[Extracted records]

────

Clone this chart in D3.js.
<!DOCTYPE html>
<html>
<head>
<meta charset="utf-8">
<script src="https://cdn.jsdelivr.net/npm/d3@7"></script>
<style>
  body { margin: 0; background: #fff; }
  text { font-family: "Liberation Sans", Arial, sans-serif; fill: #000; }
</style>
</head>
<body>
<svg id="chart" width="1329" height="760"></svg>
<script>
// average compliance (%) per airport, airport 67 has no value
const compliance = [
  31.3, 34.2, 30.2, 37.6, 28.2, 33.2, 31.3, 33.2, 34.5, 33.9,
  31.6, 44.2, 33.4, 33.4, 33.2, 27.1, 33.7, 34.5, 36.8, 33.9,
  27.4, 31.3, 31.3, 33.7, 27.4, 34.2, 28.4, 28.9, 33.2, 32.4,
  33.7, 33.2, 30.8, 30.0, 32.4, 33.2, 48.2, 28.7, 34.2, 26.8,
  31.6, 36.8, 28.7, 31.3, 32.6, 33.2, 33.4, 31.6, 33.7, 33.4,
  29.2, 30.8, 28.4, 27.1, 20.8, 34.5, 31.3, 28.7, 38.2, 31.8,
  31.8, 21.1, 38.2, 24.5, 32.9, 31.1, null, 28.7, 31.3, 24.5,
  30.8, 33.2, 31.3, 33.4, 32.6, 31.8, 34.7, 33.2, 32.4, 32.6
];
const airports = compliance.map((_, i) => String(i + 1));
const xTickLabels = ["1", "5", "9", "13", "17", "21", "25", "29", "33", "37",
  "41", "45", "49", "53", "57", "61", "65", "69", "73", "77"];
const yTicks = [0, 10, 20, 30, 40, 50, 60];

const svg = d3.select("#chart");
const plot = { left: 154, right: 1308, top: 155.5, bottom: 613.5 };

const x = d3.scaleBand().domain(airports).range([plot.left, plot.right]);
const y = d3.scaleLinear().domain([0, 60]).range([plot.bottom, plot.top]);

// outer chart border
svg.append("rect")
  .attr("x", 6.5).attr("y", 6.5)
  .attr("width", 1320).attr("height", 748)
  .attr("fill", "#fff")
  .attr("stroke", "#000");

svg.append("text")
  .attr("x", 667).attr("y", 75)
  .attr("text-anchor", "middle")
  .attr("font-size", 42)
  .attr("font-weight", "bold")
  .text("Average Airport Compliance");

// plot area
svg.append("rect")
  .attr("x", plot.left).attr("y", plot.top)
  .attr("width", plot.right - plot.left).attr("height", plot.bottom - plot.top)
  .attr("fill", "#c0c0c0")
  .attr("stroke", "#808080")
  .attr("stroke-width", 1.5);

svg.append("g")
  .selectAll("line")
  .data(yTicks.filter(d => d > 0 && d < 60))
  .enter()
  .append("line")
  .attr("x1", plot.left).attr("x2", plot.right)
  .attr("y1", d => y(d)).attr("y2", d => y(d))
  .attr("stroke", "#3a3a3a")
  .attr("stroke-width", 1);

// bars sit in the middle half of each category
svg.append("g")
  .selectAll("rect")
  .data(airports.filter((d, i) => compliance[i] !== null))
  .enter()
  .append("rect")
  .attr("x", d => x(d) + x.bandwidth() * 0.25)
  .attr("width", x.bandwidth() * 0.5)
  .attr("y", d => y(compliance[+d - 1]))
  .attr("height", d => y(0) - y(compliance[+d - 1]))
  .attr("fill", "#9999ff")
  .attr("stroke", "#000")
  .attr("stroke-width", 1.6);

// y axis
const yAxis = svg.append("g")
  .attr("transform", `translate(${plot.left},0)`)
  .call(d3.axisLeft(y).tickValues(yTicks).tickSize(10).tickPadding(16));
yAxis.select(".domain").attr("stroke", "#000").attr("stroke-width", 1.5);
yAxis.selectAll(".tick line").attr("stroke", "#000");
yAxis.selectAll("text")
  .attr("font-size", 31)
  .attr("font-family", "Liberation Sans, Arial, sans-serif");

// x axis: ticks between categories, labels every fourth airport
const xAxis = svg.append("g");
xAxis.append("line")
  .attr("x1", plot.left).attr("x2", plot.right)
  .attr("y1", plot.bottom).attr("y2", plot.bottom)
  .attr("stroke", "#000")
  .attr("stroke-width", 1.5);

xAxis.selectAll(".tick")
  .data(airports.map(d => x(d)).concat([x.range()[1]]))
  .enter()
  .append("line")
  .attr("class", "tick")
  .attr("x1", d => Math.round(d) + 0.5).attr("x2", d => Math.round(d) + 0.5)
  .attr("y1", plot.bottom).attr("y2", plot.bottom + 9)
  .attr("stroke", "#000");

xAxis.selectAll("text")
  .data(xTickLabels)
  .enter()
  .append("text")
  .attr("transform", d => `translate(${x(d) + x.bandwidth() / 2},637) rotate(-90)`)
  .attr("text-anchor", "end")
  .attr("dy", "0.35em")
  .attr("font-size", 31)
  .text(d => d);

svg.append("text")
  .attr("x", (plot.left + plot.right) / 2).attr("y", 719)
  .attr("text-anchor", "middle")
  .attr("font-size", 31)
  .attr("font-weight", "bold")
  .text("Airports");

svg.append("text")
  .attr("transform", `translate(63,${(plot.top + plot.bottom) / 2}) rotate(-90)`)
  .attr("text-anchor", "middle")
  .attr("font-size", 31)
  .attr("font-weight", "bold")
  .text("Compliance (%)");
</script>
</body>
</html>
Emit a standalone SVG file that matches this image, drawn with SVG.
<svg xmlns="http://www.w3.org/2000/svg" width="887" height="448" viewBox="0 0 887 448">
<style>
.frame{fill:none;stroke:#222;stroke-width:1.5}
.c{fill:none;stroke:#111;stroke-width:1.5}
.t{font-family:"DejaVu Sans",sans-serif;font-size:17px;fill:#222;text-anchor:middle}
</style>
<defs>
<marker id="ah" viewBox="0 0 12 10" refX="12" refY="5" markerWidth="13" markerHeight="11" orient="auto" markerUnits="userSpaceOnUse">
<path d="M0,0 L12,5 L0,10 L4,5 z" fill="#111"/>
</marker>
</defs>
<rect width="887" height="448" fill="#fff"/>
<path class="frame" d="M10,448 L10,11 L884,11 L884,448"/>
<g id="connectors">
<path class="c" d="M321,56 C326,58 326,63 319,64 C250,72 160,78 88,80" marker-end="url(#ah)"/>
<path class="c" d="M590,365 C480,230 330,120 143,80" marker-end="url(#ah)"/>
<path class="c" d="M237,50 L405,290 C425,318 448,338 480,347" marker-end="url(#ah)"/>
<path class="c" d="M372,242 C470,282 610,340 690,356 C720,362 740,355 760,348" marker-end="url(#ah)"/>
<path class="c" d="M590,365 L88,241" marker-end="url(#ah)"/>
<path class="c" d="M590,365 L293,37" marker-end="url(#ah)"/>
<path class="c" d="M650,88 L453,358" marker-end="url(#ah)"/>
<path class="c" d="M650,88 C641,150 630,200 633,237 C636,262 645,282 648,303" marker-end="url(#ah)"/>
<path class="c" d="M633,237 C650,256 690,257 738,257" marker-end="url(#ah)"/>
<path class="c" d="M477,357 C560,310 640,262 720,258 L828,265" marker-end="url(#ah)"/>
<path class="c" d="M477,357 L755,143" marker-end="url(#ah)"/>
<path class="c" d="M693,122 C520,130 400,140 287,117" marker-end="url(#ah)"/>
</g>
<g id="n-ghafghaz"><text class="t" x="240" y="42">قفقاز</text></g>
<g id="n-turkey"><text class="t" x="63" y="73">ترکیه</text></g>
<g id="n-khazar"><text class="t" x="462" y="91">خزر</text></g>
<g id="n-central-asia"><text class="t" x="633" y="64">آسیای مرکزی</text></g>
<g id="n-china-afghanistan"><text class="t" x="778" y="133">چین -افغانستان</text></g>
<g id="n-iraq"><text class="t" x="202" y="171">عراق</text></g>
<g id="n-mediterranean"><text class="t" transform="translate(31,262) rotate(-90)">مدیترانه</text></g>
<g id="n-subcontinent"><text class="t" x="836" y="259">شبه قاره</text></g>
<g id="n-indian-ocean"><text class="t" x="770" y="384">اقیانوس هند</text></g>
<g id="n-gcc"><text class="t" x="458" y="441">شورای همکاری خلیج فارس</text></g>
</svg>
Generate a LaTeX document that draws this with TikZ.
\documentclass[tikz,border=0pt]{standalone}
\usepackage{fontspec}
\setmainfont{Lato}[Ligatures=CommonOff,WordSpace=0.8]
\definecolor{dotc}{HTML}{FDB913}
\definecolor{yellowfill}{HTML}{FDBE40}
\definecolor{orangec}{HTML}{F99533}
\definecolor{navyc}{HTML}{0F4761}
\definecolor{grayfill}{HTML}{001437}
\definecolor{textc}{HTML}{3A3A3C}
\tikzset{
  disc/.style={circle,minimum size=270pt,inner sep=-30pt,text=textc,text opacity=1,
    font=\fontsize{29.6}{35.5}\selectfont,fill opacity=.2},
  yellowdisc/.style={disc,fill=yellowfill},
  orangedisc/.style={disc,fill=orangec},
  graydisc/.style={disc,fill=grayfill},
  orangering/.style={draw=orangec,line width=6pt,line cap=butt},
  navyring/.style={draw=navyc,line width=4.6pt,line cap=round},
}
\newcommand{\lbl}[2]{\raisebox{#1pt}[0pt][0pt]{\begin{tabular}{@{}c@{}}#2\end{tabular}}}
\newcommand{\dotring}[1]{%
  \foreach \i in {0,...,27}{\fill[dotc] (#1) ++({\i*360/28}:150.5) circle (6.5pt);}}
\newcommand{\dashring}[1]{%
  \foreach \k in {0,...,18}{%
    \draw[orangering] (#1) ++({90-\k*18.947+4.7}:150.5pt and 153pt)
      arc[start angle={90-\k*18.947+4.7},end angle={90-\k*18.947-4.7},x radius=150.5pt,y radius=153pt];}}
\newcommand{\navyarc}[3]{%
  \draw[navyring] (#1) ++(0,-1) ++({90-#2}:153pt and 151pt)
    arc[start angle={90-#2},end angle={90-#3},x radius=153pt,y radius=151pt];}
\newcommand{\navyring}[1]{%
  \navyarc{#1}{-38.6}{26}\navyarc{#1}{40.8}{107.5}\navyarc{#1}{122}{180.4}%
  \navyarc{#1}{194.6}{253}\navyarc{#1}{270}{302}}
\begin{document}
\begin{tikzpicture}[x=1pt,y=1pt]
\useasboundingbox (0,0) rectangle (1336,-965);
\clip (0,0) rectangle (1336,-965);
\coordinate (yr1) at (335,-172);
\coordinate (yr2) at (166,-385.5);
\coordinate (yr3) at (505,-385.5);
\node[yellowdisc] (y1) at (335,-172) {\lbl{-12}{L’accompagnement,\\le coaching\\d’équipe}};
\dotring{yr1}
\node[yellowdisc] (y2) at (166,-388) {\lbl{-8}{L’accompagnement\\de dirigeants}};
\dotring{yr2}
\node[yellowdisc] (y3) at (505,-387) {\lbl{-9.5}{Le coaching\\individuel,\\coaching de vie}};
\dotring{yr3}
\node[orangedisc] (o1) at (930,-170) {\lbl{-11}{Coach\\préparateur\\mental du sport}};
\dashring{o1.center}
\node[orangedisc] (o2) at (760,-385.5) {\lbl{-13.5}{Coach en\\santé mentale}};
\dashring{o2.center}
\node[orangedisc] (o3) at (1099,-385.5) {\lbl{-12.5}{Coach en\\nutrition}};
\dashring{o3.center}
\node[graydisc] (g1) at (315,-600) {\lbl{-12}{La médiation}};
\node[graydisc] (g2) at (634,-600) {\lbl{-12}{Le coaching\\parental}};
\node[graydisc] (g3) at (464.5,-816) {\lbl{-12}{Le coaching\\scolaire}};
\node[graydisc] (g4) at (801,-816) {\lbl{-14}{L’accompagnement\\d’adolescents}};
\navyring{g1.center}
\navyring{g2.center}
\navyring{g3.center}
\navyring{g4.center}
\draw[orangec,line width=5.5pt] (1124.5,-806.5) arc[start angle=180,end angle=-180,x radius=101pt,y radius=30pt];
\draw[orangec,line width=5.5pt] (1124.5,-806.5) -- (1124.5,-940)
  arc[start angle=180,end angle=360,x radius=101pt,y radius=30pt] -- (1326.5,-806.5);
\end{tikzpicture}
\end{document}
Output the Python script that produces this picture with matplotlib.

────

* [WHAT IS REQUIRED]
Copy out every line from the material above in which the word "with" appears.

* [WRITTEN RESPONSE]
Emit a standalone SVG file that matches this image, drawn with SVG.
Generate a LaTeX document that draws this with TikZ.
Output the Python script that produces this picture with matplotlib.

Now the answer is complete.